Solution: Cutting players like defensive back Michael Huff, receivers Ronald Curry and Javon Walker, and tackle Kwame Harris could help clear cap space and begin the process of making amends for past financial blunders.
Primary issue: This offseason is all about finding a way to keep the Chargers' stars happy financially.
|Scott A. Miller/US PRESSWIRE|
|LaDainian Tomlinson may need to restructure his contract in order to remain in San Diego.|
The Chargers are going to be working on contracts for future Hall of Fame running back LaDainian Tomlinson, key backup running back and dynamic return man Darren Sproles and franchise quarterback Philip Rivers, who is the third priority because he's under contract for 2009.
If Tomlinson doesn't restructure his contract and give the Chargers a more cap-friendly deal, he will likely be cut. But both sides want to make something work, and keeping Tomlinson in San Diego is a high priority for both him and the team.
Sproles could be given the franchise tag if he doesn't sign a long-term deal in the coming days. He's too valuable for the Chargers to allow him to hit the street. He is an asset in the running, receiving and return games. The Chargers want to re-sign Rivers to get it out of the way and allow him to play the final year of his contract without any issues.

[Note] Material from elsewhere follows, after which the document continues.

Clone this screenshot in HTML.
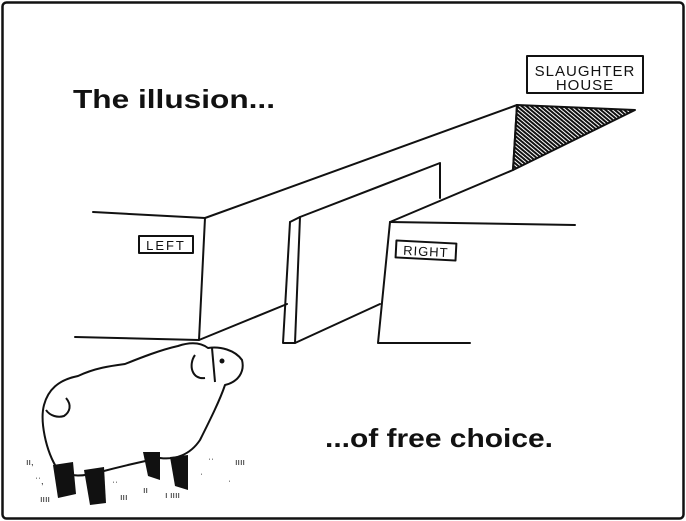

Solution: The Chargers can redo Tomlinson's contract so it cuts down his salary-cap number but allows him to make up the money in bonuses and incentives. Sproles can be franchised and both players will be happy. Although none of this will be easy, the Chargers can still find a way to extend Rivers and keep everyone pleased.
Secondary concern: The Chargers don't have a ton of needs, but there are some issues on defense, where the team needs to reload.
The Chargers can use help in all three phases of the defense with inside linebacker and, perhaps, free safety being the most pressing.
Solution: The Chargers should try to go after a veteran in free agency, such as Baltimore's Bart Scott. The Chargers will also likely try to address the needs on defense with the No. 16 overall pick.